Years went by and finally a door was found. In the meantime, my parents had put a curtain up over my doorway. Let me just tell you that that was ridiculous and offered pretty much no privacy. My brothers would barge in at all times. How many times they hit their heads on that curtain rod, I couldn’t tell you, but it was a lot.
When a door was finally procured, my parents didn’t put it on. They made a bevy of excuses, but none were terribly valid. They said it needed to be refinished (it probably did). I offered to do it myself. They said no. I offered to put it up myself. They said no. I told them it was important to me. No one gave a crap.
When I finally moved out at 18, there was still no door on my room.
My first apartment was actually quite nice. I had a front door, a back door, two sliding doors to the bathroom (two doors to one bathroom!), and a bedroom door; the first bedroom door that was all mine.
Ironically, I didn’t like it shut. Once I was out of the house, that would become a long-standing thing with me: I don’t like to shut doors. Of course, this only pertains to my own space (well, my and my partner’s space). I like things to feel open.
All of those things had odd repercussions. Up until I met my partner, living with anyone else was a struggle. I didn’t like sharing my space. If I had to, it felt like that space was being invaded. That sounds ridiculous and melodramatic, but it was also true. It was magnified a hundred times over if people came over.
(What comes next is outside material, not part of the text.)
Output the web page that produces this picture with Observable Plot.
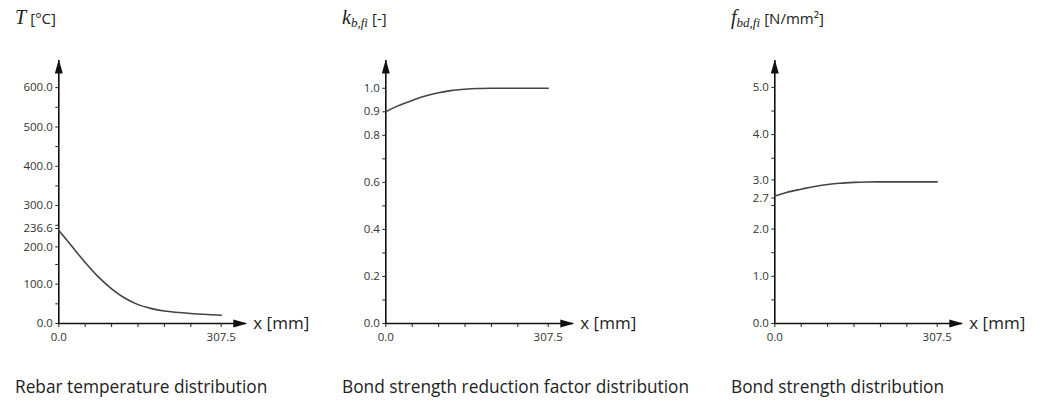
<!DOCTYPE html>
<html>
<head>
<meta charset="utf-8">
<script src="https://cdn.jsdelivr.net/npm/d3@7"></script>
<script src="https://cdn.jsdelivr.net/npm/@observablehq/plot@0.6"></script>
<style>
  body { margin: 0; background: #fff; font-family: "Open Sans", sans-serif; }
  #root { position: relative; width: 1043px; height: 403px; overflow: hidden; }
  .panel { position: absolute; top: 0; width: 330px; height: 403px; }
  .title { position: absolute; left: 15px; top: 2px; white-space: nowrap; color: #222; line-height: 30px; }
  .title .m { font-family: "Liberation Serif", serif; font-style: italic; font-size: 20px; }
  .title .m sub { font-size: 13px; vertical-align: -3px; }
  .title .u { font-family: "Open Sans", sans-serif; font-size: 15px; }
  .chart { position: absolute; left: 0; top: 40px; }
  .caption { position: absolute; left: 15px; top: 375px; white-space: nowrap; font-size: 17.3px; color: #222; }
</style>
</head>
<body>
<div id="root"></div>
<script>
// ---- data ----
const xPositions   = [0, 22, 50, 73, 100, 123, 150, 174, 200, 250, 307.5];
const temperature  = [236.6, 201, 155, 121, 88, 66, 48, 38.5, 32, 25.5, 21];
const kbfi         = [0.9, 0.924, 0.948, 0.966, 0.981, 0.99, 0.996, 0.999, 1.0, 1.0, 1.0];
const fbdfi        = [2.7, 2.775, 2.845, 2.898, 2.943, 2.97, 2.988, 2.997, 3.0, 3.0, 3.0];

const xTickLabels  = [0, 307.5];
const xMinorTicks  = [50, 100, 150, 200, 250];
const xAxisEnd     = 355;

// regular labelled ticks, then the close pair [upper, lower]
const tTicks       = [0, 100, 300, 400, 500, 600];
const tPair        = [236.6, 200];
const tMinor       = [50, 150, 250, 350, 450, 550];
const tAxisEnd     = 669;

const kTicks       = [0, 0.2, 0.4, 0.6, 0.8, 0.9, 1.0];
const kPair        = [];
const kMinor       = [0.1, 0.3, 0.5, 0.7];
const kAxisEnd     = 1.118;

const fTicks       = [0, 1, 2, 4, 5];
const fPair        = [3, 2.7];
const fMinor       = [0.5, 1.5, 2.5, 3.5, 4.5];
const fAxisEnd     = 5.57;

const captions = [
  "Rebar temperature distribution",
  "Bond strength reduction factor distribution",
  "Bond strength distribution"
];
const titles = [
  '<span class="m">T</span> <span class="u">[°C]</span>',
  '<span class="m">k<sub>b,fi</sub></span> <span class="u">[-]</span>',
  '<span class="m">f<sub>bd,fi</sub></span> <span class="u">[N/mm²]</span>'
];
const panelLefts = [0, 327, 716];

// ---- drawing ----
const arrowRight = { draw(ctx) { ctx.moveTo(1, 0); ctx.lineTo(-13, -4); ctx.lineTo(-13, 4); ctx.closePath(); } };
const arrowUp    = { draw(ctx) { ctx.moveTo(0, -1); ctx.lineTo(-4, 13); ctx.lineTo(4, 13); ctx.closePath(); } };
const fmt1 = d3.format(".1f");

function makeChart(values, yTicks, yPair, yMinor, yEnd) {
  const data = xPositions.map((x, i) => ({x, y: values[i]}));
  const W = 330, ml = 58.3, plotW = 187.5;
  const axisOpts = { tickFormat: fmt1, tickSize: 3, tickPadding: 3, stroke: "#222", fontSize: 11.5, label: null };
  const pairMarks = yPair.length ? [
    Plot.axisY({ ...axisOpts, ticks: [yPair[0]], dy: -2 }),
    Plot.axisY({ ...axisOpts, ticks: [yPair[1]], dy: 2 })
  ] : [];
  return Plot.plot({
    width: W,
    height: 313,
    marginLeft: ml,
    marginRight: W - ml - plotW,
    marginTop: 20,
    marginBottom: 30,
    style: { fontFamily: "Open Sans", fontSize: "11.5px", color: "#333", overflow: "visible", background: "transparent" },
    x: { domain: [0, xAxisEnd], axis: null },
    y: { domain: [0, yEnd], axis: null },
    marks: [
      Plot.axisY({ ...axisOpts, ticks: yTicks }),
      ...pairMarks,
      Plot.axisY({ ticks: yMinor, tickFormat: () => "", tickSize: 3, stroke: "#222", label: null }),
      Plot.axisX({ ticks: xTickLabels, tickFormat: fmt1, tickSize: 4, tickPadding: 5, stroke: "#222", fontSize: 11.5, label: null }),
      Plot.axisX({ ticks: xMinorTicks, tickFormat: () => "", tickSize: 4, stroke: "#222", label: null }),
      Plot.ruleY([0], { stroke: "#111", strokeWidth: 1.6 }),
      Plot.ruleX([0], { stroke: "#111", strokeWidth: 1.6 }),
      Plot.dot([{x: xAxisEnd, y: 0}], { x: "x", y: "y", symbol: arrowRight, fill: "#111", stroke: "none" }),
      Plot.dot([{x: 0, y: yEnd}], { x: "x", y: "y", symbol: arrowUp, fill: "#111", stroke: "none" }),
      Plot.text([{x: xAxisEnd, y: 0}], { x: "x", y: "y", text: () => "x [mm]", dx: 7, textAnchor: "start", fontSize: 17, fill: "#222" }),
      Plot.line(data, { x: "x", y: "y", curve: "catmull-rom", stroke: "#444", strokeWidth: 1.6 })
    ]
  });
}

const root = document.getElementById("root");
const series = [
  [temperature, tTicks, tPair, tMinor, tAxisEnd],
  [kbfi, kTicks, kPair, kMinor, kAxisEnd],
  [fbdfi, fTicks, fPair, fMinor, fAxisEnd]
];
series.forEach((s, i) => {
  const panel = document.createElement("div");
  panel.className = "panel";
  panel.style.left = panelLefts[i] + "px";
  const t = document.createElement("div");
  t.className = "title";
  t.innerHTML = titles[i];
  panel.appendChild(t);
  const c = document.createElement("div");
  c.className = "chart";
  c.appendChild(makeChart(...s));
  panel.appendChild(c);
  const cap = document.createElement("div");
  cap.className = "caption";
  cap.textContent = captions[i];
  panel.appendChild(cap);
  root.appendChild(panel);
});
</script>
</body>
</html>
Now, I love people. But I always feel uncomfortable when people come over. It doesn’t matter how much I like them, or love them, I still feel uncomfortable. That also extends to when I go to people’s houses. I feel uncomfortable, as though I’m infringing upon their personal space. There are very few exceptions to this (my partner’s parent’s house, for example). It’s not that I don’t feel welcome, it’s that I feel like I shouldn’t be there.
If someone is coming in to perform maintenance, I have no trouble with that. If someone is coming over to “hang out,” no matter how much I like them (and it can be quite a lot), I still feel uncomfortable. It wasn’t until the last couple of years that any sort of correlation was drawn between my upbringing and this discomfort of people in my personal space.
When I lived in Germany, I knew a man who felt so similarly, if people came over, he would literally leave the house because it bothered him so much. He would wander down to the old city for a coffee and continue wandering until said company departed. And he didn’t live close to the old city.
I wish I was the kind of person who didn’t mind people in my space. Honestly, when I met, then moved in with, my partner, I was amazed that I enjoyed sharing close quarters with him (our first apartment was 250 square feet). Over the years, I find I enjoy it more and more. I like when I manage to surprise myself.
When we adopted Cloud, it was a real struggle for me those first few weeks. I don’t do well with change (even apparently good change), and I don’t do well with different beings in my personal space. Here was a brand new creature around me all the time, and I was at maximum stress. I loved him, absolutely, but that adjustment was incredibly difficult for me. And that’s an understatement.
Now, I can’t imagine not being around Cloud all the time. It’s his space as much as ours. On the days he is at camp and I am here alone, I think I hear him scuttling around. When I realize it’s not him, I feel sad for a shade of a moment because I miss him even though I saw him only hours ago.
Life is funny.
I’ve come to terms that I probably won’t ever feel comfortable with people other than my partner and dog in my space. The few times it comes up, I try to remind myself to take deep breaths, and that it’s all okay. It still makes me highly uncomfortable, but I can get through it. I also still get uncomfortable going into other people’s personal space, even if I know they are glad to have me there. I do wonder if that will ever change.
I hope I can continue to make progress, one caterpillar inch at a time.